Consolidating set of time intervals, chains of intervals to single interval

Question

In R, I have a set of time intervals, some of which overlap each other, and those overlaps can form chains of overlaps (interval A overlaps B, B overlaps C, but A does not overlap C). I want to find the minimum set of intervals that covers this set of intervals.

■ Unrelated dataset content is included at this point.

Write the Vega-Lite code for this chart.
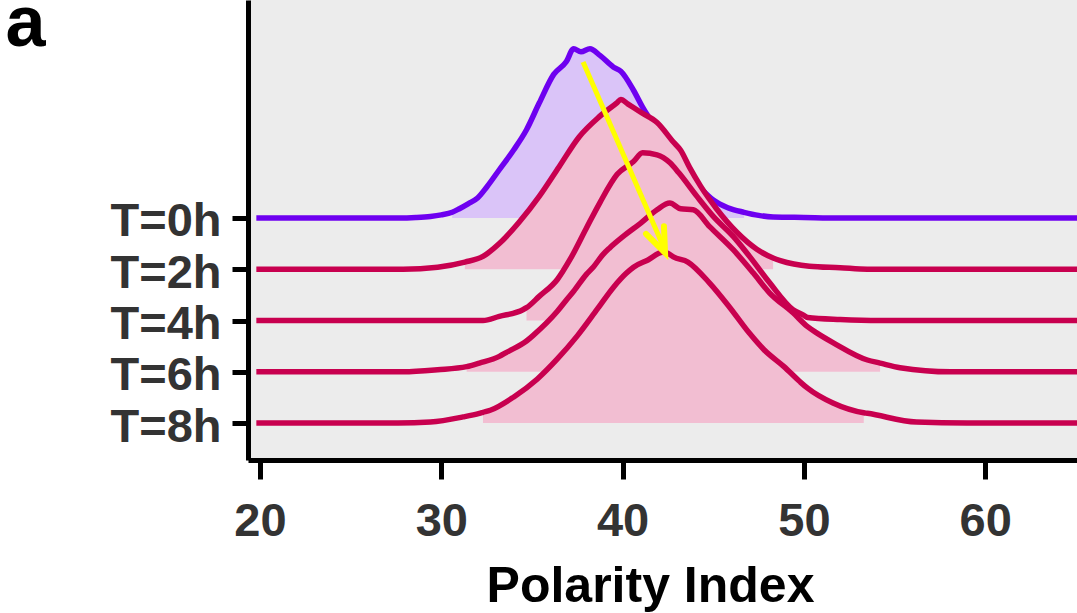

I have a solution using lubridate intervals, but it uses older paradigms, such as pushing and popping a stack of intervals. That solution is below. I am wondering if I am missing a simpler functional solution or package that should be doing this for me (I am worried that my code is fragile, and would rather use a tried and tested solution).

suppressPackageStartupMessages(library(dplyr))
suppressPackageStartupMessages(library(lubridate))

# In this table of intervals, rows 3,4, and 5 form a chain of intervals.  They should be rolled into 1 interval.
# And note rows 3 and 5 do not themselves overlap, but they are chained together by having overlap with row 4.
dat <- read.csv(text="
start,end
2017-09-01 00:00,2017-09-01 00:01
2017-09-01 00:02,2017-09-01 00:03
2017-09-01 00:04,2017-09-01 00:08
2017-09-01 00:07,2017-09-01 00:15
2017-09-01 00:09,2017-09-01 00:16
2017-09-01 00:20,2017-09-01 00:22") %>%
  transmute(
    gtStart = ymd_hm(start)
    , gtEnd = ymd_hm(end))


iv_clean <- list()
iv_process <- interval(dat$gtStart, dat$gtEnd)

while(length(iv_process) > 0) {
  e <- iv_process[1]
  iv_process <- iv_process[-1]

  ## If e is last item in iv_process, add it to iv_clean and stop processing
  if (!length(iv_process)) {
    if (!length(iv_clean)) {
      iv_clean <- e
    } else {
      iv_clean <- c(e, iv_clean)
    }
    break
  }

  ## For every remaining interval that overlaps e, union it with e
  ## And trip a flag that says that we found an overlapping interval
  e_nonoverlapping <- TRUE
  for (i in 1:length(iv_process)) {
    if (int_overlaps(e, iv_process[i])) {
      e_nonoverlapping <- FALSE
      iv_process[i] <- union(e, iv_process[i])
    }
  }

  ## If e did not overlap with any interval, then add it to iv_clean
  ## Otherwise, don't, and continue processing iv_process
  if (e_nonoverlapping) {
    if (!length(iv_clean)) {
      iv_clean <- e
    } else {
      iv_clean <- c(e, iv_clean)
    }
  }
}


## Print result
print(iv_clean)
#> [1] 2017-09-01 00:20:00 UTC--2017-09-01 00:22:00 UTC
#> [2] 2017-09-01 00:04:00 UTC--2017-09-01 00:16:00 UTC
#> [3] 2017-09-01 00:02:00 UTC--2017-09-01 00:03:00 UTC
#> [4] 2017-09-01 00:00:00 UTC--2017-09-01 00:01:00 UTC

Answer 1

I would do this recursively/quasi-functionally:

#finds the overlap end points
get_overlap<-function(start, end, dat){
  #which ones start before the base case ends?
  overlap<- which(dat$gtStart < end)

  if(length(overlap) == 1){
    return(list(start = start, end = end ))
  }

  else{

    #if we have more than 1 event in our overlap, find the new end point
    #drop the first row and recurse until we find the end of the interval.
    end<-max(dat[overlap,]$gtEnd)
    return(get_overlap(start, end, dat[-1,]))
  }
}

#walks through the df and find the intervals. assumes the df is sorted as your example.
recur<-function(dat, intervals){
  #base case
  if(nrow(dat) == 0){
    return(intervals)
  }

  start <-dat[1,]$gtStart
  end<- dat[1,]$gtEnd

  indices<-get_overlap(start, end, dat)

  end_row<-which(dat$gtEnd == indices$end)

  intervals[[length(intervals)+1]]<-list(
    start = dat[1,]$gtStart,
    end = indices$end,
    n_events = nrow(dat[1:end_row,]),
    dat = dat[1:end_row,])

  #remove the events from the last interval and recurse
  return(recur(dat[-(1:end_row),], intervals))
}

intervals<-recur(dat, list())

If you have massive data, doing something like this in R is hit or miss. There is a recursion limit, which I believe is defaulted to 5000. If there is something amiss in the code, if will hit that pretty quickly. I think pythons stack depth is 1000, for reference.

You can mess with the recursion limit with options(expressions = <some number>). But be careful here, these things can chew through memory pretty quickly.